Detecting illegal credential sharing in video subscription

No comments

ABSTRACT

Today, the video industry faces new types of piracy and threats that cannot be prevented by embedding secure hardware or software in consumer devices. Unlike legacy set-top boxes (STBs), there is no hardware identity built into the second screen consumer video devices.

As a result, subscribers can manually enter their account credentials (username/password) and share them, both knowingly and unknowingly, with other non-subscribers. In this paper, we present a method for overcoming this problem, by detecting who is sharing their credentials.

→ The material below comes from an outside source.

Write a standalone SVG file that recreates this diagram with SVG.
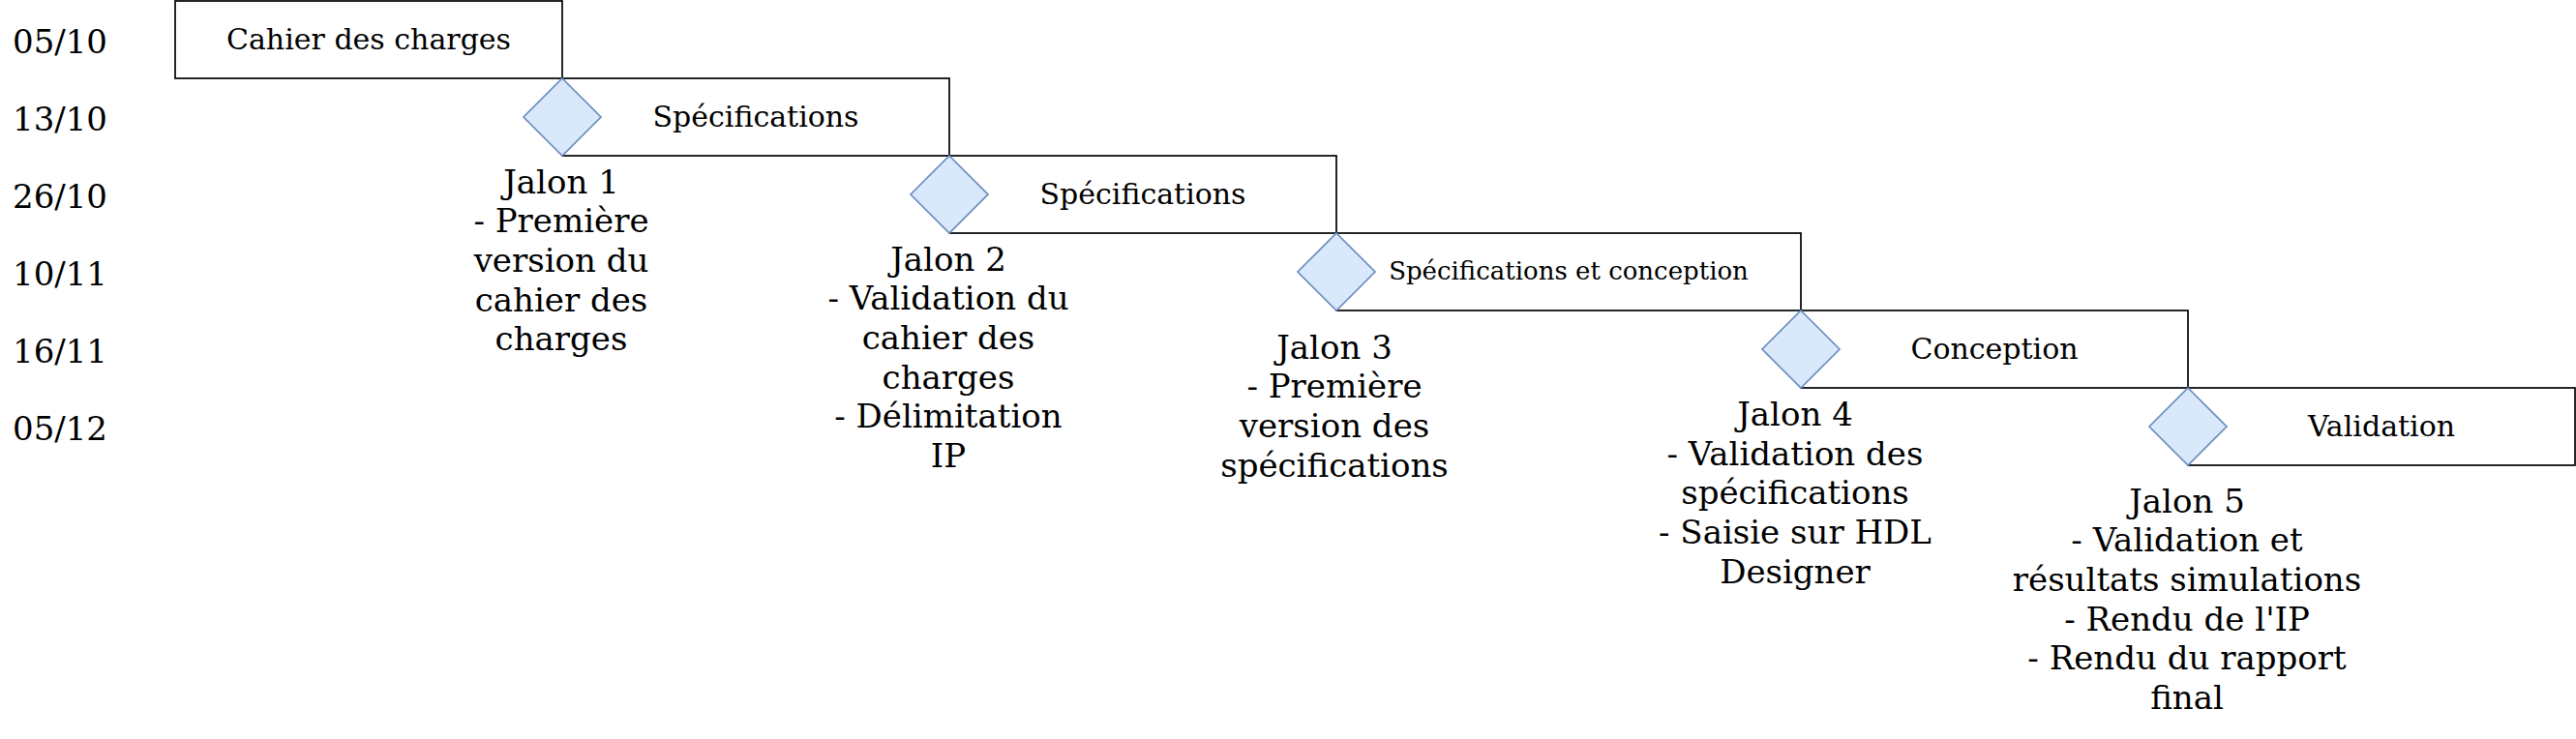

We use machine learning techniques and advanced graph analysis to model different aspects of normal subscriber behaviour: temporal, spatial and watching habits. The models allow us to find anomalous behaviour among subscribers, to set up a threshold, and then to enable service providers to use consequences such as blacklisting devices and suspending sharing accounts.

INTRODUCTION

In this paper, we present our approach for detecting credential sharing in second screen devices, and then helping service providers overcome the credential sharing challenge. Using viewing records from a service provider’s logs, we model the typical behaviour of an account, and represent each account as an n-dimensional vector. We use this representation in order to determine a sharing score per account, which reflects the likelihood that an account will share its credentials.

We implemented machine learning algorithms based on a complex set of statistical, spatial, temporal and behavioural features.
We performed further analysis on the viewing records using dynamic graph analysis to determine the sharing type.
We distinguished between two main types of sharing activities, legal and illegal.
- Under illegal sharing, we observed the cases where the credentials are distributed for profit purposes.
- Legal sharing included the cases where the credentials are shared with family members or friends. Since we do not have any information about the actual family relation of the subscribers, we incorporate the assumption that family members tend to meet occasionally (e.g., a child living in dormitories) into our algorithms.

The viewing records (logs) we used in our initial trial were captured from second screen devices used by over a million customers and over hundreds of million viewing transactions, all received from a large known service provider.

Since this is an unsupervised problem, we had no training data about the actual sharers, hence, in order to validate our method, we performed post-hoc analysis on our results. This was done with the service provider to validate the shared accounts.